▶ YOUR INSTRUCTIONS
Write each line of the material exactly as given, from the top through the line that contains "Serif', 'Times New", and omit all pictures.

▶ DATA SECTION
────────
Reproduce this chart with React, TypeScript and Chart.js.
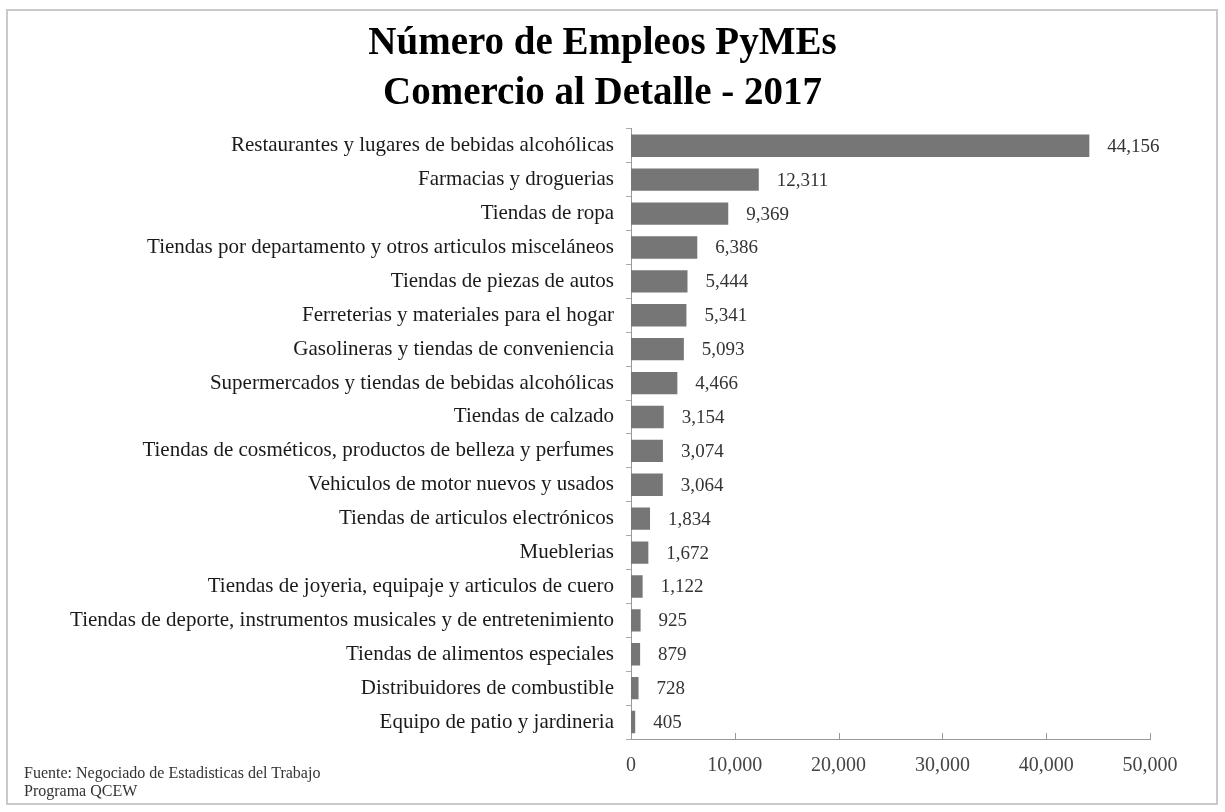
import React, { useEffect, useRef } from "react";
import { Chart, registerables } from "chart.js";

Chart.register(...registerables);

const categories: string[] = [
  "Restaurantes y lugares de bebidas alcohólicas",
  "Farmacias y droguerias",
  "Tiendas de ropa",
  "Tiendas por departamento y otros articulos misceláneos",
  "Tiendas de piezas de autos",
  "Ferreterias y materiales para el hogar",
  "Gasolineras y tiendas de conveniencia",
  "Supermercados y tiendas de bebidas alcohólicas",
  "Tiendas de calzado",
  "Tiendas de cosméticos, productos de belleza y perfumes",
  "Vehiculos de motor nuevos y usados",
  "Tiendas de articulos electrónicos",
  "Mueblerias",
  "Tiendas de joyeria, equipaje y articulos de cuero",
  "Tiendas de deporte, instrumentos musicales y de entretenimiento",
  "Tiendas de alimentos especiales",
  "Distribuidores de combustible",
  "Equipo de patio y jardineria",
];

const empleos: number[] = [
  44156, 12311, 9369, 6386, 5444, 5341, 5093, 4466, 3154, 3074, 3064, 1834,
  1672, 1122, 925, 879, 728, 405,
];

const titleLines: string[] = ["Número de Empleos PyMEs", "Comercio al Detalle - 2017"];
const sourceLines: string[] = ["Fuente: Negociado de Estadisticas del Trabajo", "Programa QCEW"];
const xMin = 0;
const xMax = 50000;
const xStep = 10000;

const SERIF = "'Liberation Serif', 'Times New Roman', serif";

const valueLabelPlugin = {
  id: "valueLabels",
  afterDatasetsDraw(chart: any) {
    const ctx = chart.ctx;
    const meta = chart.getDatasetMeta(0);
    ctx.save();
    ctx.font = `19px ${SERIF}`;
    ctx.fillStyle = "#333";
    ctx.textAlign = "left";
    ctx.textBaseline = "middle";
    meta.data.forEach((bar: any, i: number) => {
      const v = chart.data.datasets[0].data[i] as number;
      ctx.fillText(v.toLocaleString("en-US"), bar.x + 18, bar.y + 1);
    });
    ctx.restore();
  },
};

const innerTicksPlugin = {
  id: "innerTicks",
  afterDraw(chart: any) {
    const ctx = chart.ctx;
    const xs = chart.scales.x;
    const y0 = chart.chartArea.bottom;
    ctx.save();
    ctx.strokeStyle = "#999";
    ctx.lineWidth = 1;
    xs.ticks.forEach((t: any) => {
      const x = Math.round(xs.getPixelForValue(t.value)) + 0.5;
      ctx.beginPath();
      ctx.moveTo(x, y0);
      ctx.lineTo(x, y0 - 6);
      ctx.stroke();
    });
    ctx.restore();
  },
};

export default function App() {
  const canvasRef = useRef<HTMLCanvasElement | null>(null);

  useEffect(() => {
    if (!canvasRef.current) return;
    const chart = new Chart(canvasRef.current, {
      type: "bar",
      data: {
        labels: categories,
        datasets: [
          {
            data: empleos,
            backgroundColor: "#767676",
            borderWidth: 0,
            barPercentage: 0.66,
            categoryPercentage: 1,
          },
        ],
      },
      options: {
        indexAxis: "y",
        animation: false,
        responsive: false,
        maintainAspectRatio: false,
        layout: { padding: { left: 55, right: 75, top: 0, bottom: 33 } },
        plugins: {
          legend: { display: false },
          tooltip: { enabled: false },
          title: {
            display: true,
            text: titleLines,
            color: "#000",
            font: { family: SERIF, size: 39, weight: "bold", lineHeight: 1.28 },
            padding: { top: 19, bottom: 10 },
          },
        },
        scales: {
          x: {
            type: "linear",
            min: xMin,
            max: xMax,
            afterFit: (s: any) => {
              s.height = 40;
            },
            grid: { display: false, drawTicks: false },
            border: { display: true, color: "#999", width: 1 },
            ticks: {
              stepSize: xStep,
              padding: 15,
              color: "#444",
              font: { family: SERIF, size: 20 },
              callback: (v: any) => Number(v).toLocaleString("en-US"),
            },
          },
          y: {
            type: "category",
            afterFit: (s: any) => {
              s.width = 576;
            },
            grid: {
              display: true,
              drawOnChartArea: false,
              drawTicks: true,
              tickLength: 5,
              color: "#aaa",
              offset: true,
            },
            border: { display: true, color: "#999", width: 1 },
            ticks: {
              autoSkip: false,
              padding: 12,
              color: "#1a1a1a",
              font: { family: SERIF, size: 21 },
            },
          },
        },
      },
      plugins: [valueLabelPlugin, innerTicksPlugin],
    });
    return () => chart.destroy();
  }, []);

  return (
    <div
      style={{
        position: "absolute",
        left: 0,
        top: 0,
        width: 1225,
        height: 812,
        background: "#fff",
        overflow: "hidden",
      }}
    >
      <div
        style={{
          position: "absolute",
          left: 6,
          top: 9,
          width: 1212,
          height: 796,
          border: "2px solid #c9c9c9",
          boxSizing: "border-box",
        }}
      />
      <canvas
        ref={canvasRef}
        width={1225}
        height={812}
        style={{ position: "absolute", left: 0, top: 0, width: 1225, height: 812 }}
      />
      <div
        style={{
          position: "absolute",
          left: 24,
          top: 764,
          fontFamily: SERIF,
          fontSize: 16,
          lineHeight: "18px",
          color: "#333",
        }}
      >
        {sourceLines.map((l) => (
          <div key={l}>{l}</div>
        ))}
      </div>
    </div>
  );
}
────────
▶ WORKED SOLUTION
Reproduce this chart with React, TypeScript and Chart.js.
import React, { useEffect, useRef } from "react";
import { Chart, registerables } from "chart.js";

Chart.register(...registerables);

const categories: string[] = [
  "Restaurantes y lugares de bebidas alcohólicas",
  "Farmacias y droguerias",
  "Tiendas de ropa",
  "Tiendas por departamento y otros articulos misceláneos",
  "Tiendas de piezas de autos",
  "Ferreterias y materiales para el hogar",
  "Gasolineras y tiendas de conveniencia",
  "Supermercados y tiendas de bebidas alcohólicas",
  "Tiendas de calzado",
  "Tiendas de cosméticos, productos de belleza y perfumes",
  "Vehiculos de motor nuevos y usados",
  "Tiendas de articulos electrónicos",
  "Mueblerias",
  "Tiendas de joyeria, equipaje y articulos de cuero",
  "Tiendas de deporte, instrumentos musicales y de entretenimiento",
  "Tiendas de alimentos especiales",
  "Distribuidores de combustible",
  "Equipo de patio y jardineria",
];

const empleos: number[] = [
  44156, 12311, 9369, 6386, 5444, 5341, 5093, 4466, 3154, 3074, 3064, 1834,
  1672, 1122, 925, 879, 728, 405,
];

const titleLines: string[] = ["Número de Empleos PyMEs", "Comercio al Detalle - 2017"];
const sourceLines: string[] = ["Fuente: Negociado de Estadisticas del Trabajo", "Programa QCEW"];
const xMin = 0;
const xMax = 50000;
const xStep = 10000;

const SERIF = "'Liberation Serif', 'Times New Roman', serif";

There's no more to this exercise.